In response to a number of questions on the current standards for disclosure of conflicts of interest in research reports, the IDA has published a notice setting out the standards.

The current requirements arise out of securities legislation in various provinces. The legislation requires that dealers disclose in any research report whether the dealer or any of its officers or directors has:

  1. assumed an underwriting liability with respect to the securities, within the past 12 months;
  2. provided financial advice to the issuer for consideration within the past 12 months; or
  3. expects to receive any fees as a result of the recommended action.
      The IDA says that members should check the sections of the legislation applicable to any material they are issuing.

      In reviewing research reports, the IDA says its sales compliance staff check to ensure that disclosure is specific, consistent and legible. If applicable, reports should disclose that the member firm has had one of the relationships with the issuer in the past 12 months.

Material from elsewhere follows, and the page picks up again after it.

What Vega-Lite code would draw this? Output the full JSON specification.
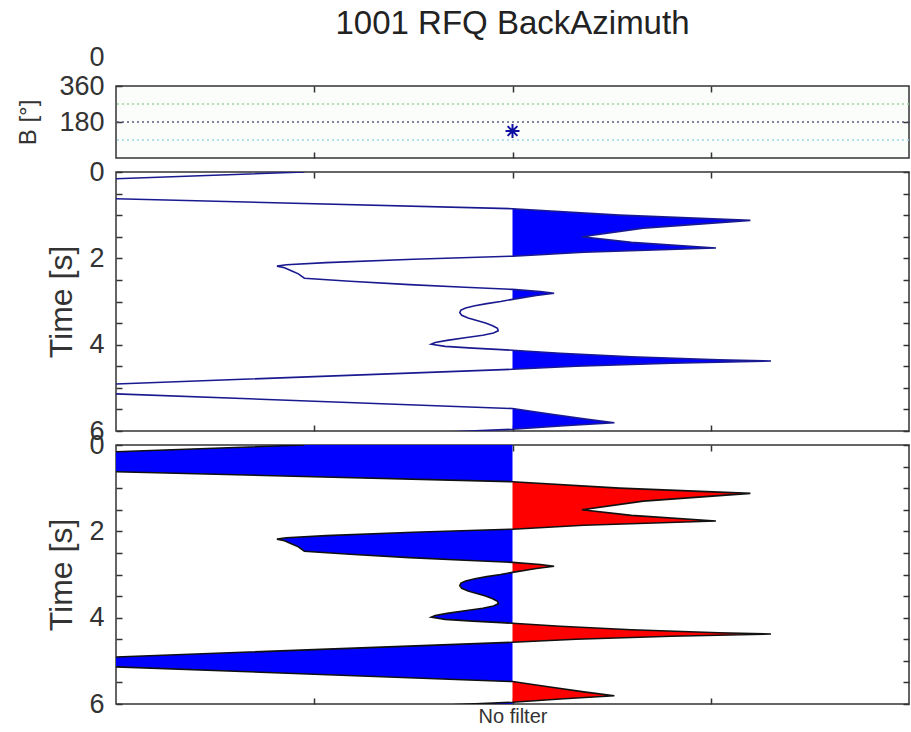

      Boilerplate indicating that it may have had such a relationship is not sufficient. The IDA says the disclosure should also be prominent and legible, not included in a mass of fine print or notes on the back pages of a lengthy report.

      The IDA is currently making changes to proposed Policy 11 on Analyst Standards after comments and discussions with members and the Canadian Securities Administrators.

      Policy 11 will require more disclosures and specifically state that they must be prominent. Where feasible, members should consider voluntary compliance with the new requirements prior to final approval by the Canadian Securities Administrators.